Problem: Reproduce exactly the lines below, from the first one through the line containing "plt.rcParams['font.family'] = ['Liberation", and omit any pictures.
* Begin *
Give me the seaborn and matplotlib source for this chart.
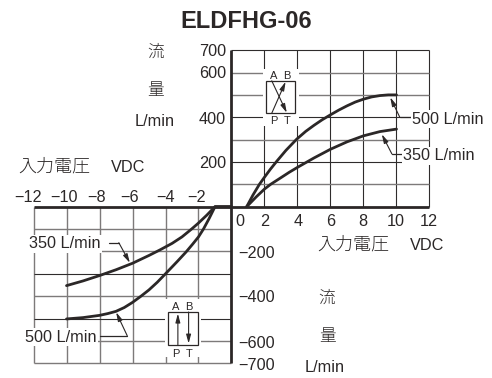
import matplotlib
matplotlib.use("Agg")
import matplotlib.pyplot as plt
import seaborn as sns
import pandas as pd
from matplotlib.patches import Rectangle

sns.set_theme(style="white")
plt.rcParams['font.family'] = ['Liberation Sans', 'Noto Sans CJK JP', 'DejaVu Sans']

TITLE = "ELDFHG-06"
volt_500_pos = [0.92, 1.3, 1.69, 2, 2.35, 2.74, 3.3, 3.95, 4.5, 5, 5.5, 6, 6.5, 7, 7.5, 8, 8.5, 9, 9.5, 10]
flow_500_pos = [0, 52, 100, 132, 167, 203, 252, 302, 337, 364, 389, 411, 432, 451, 468, 481, 491, 497, 500, 500]
volt_350_pos = [0.92, 1.5, 2, 2.37, 3, 3.5, 4, 5, 6, 7, 8, 9, 10]
flow_350_pos = [0, 44, 79, 100, 130, 154, 176, 218, 257, 290, 317, 336, 347]
volt_350_neg = [0, -1, -1.5, -2, -2.42, -3, -3.6, -4.33, -5, -6, -7, -8, -9, -10]
flow_350_neg = [0, 0, -38, -73, -100, -135, -164, -193, -218, -253, -282, -308, -332, -353]
volt_500_neg = [0, -1, -1.35, -1.7, -2, -2.35, -2.76, -3.3, -4, -4.5, -5, -5.5, -6, -6.5, -7, -7.5, -8, -9, -10]
flow_500_neg = [0, 0, -52, -100, -135, -167, -203, -246, -300, -338, -372, -401, -428, -451, -468, -478, -486, -496, -502]

x_grid_pos = [2, 4, 6, 8, 10, 12]
x_grid_neg = [-12, -10, -8, -6, -4, -2]
y_dark = [700, 400, 200, -300, -500]
y_grey = [600, 500, 300, 100, -100, -200, -400, -600, -700]

x_labels_pos = ["0", "2", "4", "6", "8", "10", "12"]
x_labels_neg = ["−12", "−10", "−8", "−6", "−4", "−2"]
y_labels_pos = ["700", "600", "400", "200"]
y_labels_neg = ["−200", "−400", "−600", "−700"]

df = pd.concat([
    pd.DataFrame({"v": volt_500_pos, "q": flow_500_pos, "s": "500+"}),
    pd.DataFrame({"v": volt_350_pos, "q": flow_350_pos, "s": "350+"}),
    pd.DataFrame({"v": volt_350_neg, "q": flow_350_neg, "s": "350-"}),
    pd.DataFrame({"v": volt_500_neg, "q": flow_500_neg, "s": "500-"}),
])

W, H = 492, 378
X0, Y0, SX, SY = 231.5, 206.7, 16.5, 0.2236
fig = plt.figure(figsize=(W / 100, H / 100), dpi=100, facecolor="white")
ax = fig.add_axes([0, 0, 1, 1])
ax.set_xlim(-X0 / SX, (W - X0) / SX)
ax.set_ylim(-(H - Y0) / SY, Y0 / SY)
for s in ax.spines.values():
    s.set_visible(False)

INK = "#2b2727"
DARK = "#2f2c2c"
GREY = "#7d7a7a"
# grid
ax.vlines(x_grid_pos, 0, 700, color=DARK, lw=0.8, zorder=1)
ax.vlines(x_grid_neg, -700, 0, color=GREY, lw=1.0, zorder=1)
for lev in y_dark + y_grey:
    col, lw = (DARK, 0.8) if lev in y_dark else (GREY, 1.0)
    if lev > 0:
        ax.hlines(lev, 0, 12, color=col, lw=lw, zorder=1)
    else:
        ax.hlines(lev, -12, 0, color=col, lw=lw, zorder=1)
# axes
ax.hlines(0, -12, 12, color=INK, lw=2.0, zorder=3)
ax.vlines(0, -700, 700, color=INK, lw=2.0, zorder=3)

# inset masks
ax.add_patch(Rectangle((1.9, 362), 2.2, 254, fc="white", ec="none", zorder=2))
ax.add_patch(Rectangle((-4.05, -670), 2.2, 259, fc="white", ec="none", zorder=2))

sns.lineplot(data=df, x="v", y="q", units="s", estimator=None, sort=False,
             color=INK, lw=2.0, ax=ax, zorder=4, legend=False)
ax.set_xlabel(""); ax.set_ylabel("")
ax.set_xticks([]); ax.set_yticks([])

def arrow(tip, tail, lw=0.8, ms=7):
    ax.annotate("", xy=tip, xytext=tail, zorder=6,
                arrowprops=dict(arrowstyle="-|>,head_width=0.2,head_length=0.75", color=INK,
                                lw=lw, mutation_scale=ms, shrinkA=0, shrinkB=0))

# top inset
ax.add_patch(Rectangle((2.08, 418), 1.78, 145, fc="none", ec=INK, lw=0.9, zorder=5))
arrow((3.35, 420), (2.44, 563))
arrow((3.28, 559), (2.44, 418))
# bottom inset
ax.add_patch(Rectangle((-3.84, -619), 1.8, 148, fc="none", ec=INK, lw=0.9, zorder=5))
arrow((-3.25, -478), (-3.25, -619))
arrow((-2.6, -612), (-2.6, -471))

# leader lines
ax.plot([10.9, 10.2], [400, 400], color=INK, lw=0.9, zorder=5)
arrow((9.62, 489), (10.2, 400))
ax.plot([10.35, 9.72], [236, 236], color=INK, lw=0.9, zorder=5)
arrow((9.11, 324), (9.72, 236))
ax.plot([-7.43, -6.83], [-161, -161], color=INK, lw=0.9, zorder=5)
arrow((-6.16, -251), (-6.83, -161))
ax.plot([-7.98, -6.32], [-577, -577], color=INK, lw=0.9, zorder=5)
arrow((-6.99, -472), (-6.32, -577))

def T(x, y, s, size=11.7, ha="center", **kw):
    fig.text(x / W, 1 - (y + 1) / H, s, fontsize=size, ha=ha, va="center", color=INK, zorder=8, **kw)

T(246, 20, TITLE, size=17, fontweight="bold")
for s, y in zip(y_labels_pos, [51, 73, 118, 163]):
    T(226, y, s, ha="right")
for s, y in zip(y_labels_neg, [252, 297, 342, 364]):
    T(238, y, s, ha="left")
for s, x in zip(x_labels_pos, [240, 265, 298, 331, 363, 396, 429]):
    T(x, 221, s)
for s, x in zip(x_labels_neg, [28, 64, 97, 130, 166, 197]):
    T(x, 196, s)

T(156, 51, "流", size=12, fontweight="light")
T(156, 89, "量", size=12, fontweight="light")
T(155, 120, "L/min")
T(18, 166, "入力電圧", size=13, ha="left", fontweight="light")
T(111, 166, "VDC", ha="left")
T(317, 244, "入力電圧", size=13, ha="left", fontweight="light")
T(410, 244, "VDC", ha="left")
T(327, 297, "流", size=12, fontweight="light")
T(327, 335, "量", size=12, fontweight="light")
T(325, 366, "L/min")

bb = dict(fc="white", ec="none", pad=1)
for x, y, s in [(412, 118, "500 L/min"), (403, 155, "350 L/min"),
                (29, 243, "350 L/min"), (25, 336, "500 L/min")]:
    fig.text(x / W, 1 - (y + 1) / H, s, fontsize=11.7, ha="left", va="center", color=INK, zorder=8,
             bbox=bb)

for x, y, s in [(274, 75, "A"), (287, 75, "B"), (274, 120, "P"), (287, 120, "T"),
                (176, 306, "A"), (189, 306, "B"), (176, 353, "P"), (189, 353, "T")]:
    T(x, y, s, size=8)

fig.savefig("out.png", dpi=100)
* End *
Complete answer:
Give me the seaborn and matplotlib source for this chart.
import matplotlib
matplotlib.use("Agg")
import matplotlib.pyplot as plt
import seaborn as sns
import pandas as pd
from matplotlib.patches import Rectangle

sns.set_theme(style="white")
plt.rcParams['font.family'] = ['Liberation Sans', 'Noto Sans CJK JP', 'DejaVu Sans']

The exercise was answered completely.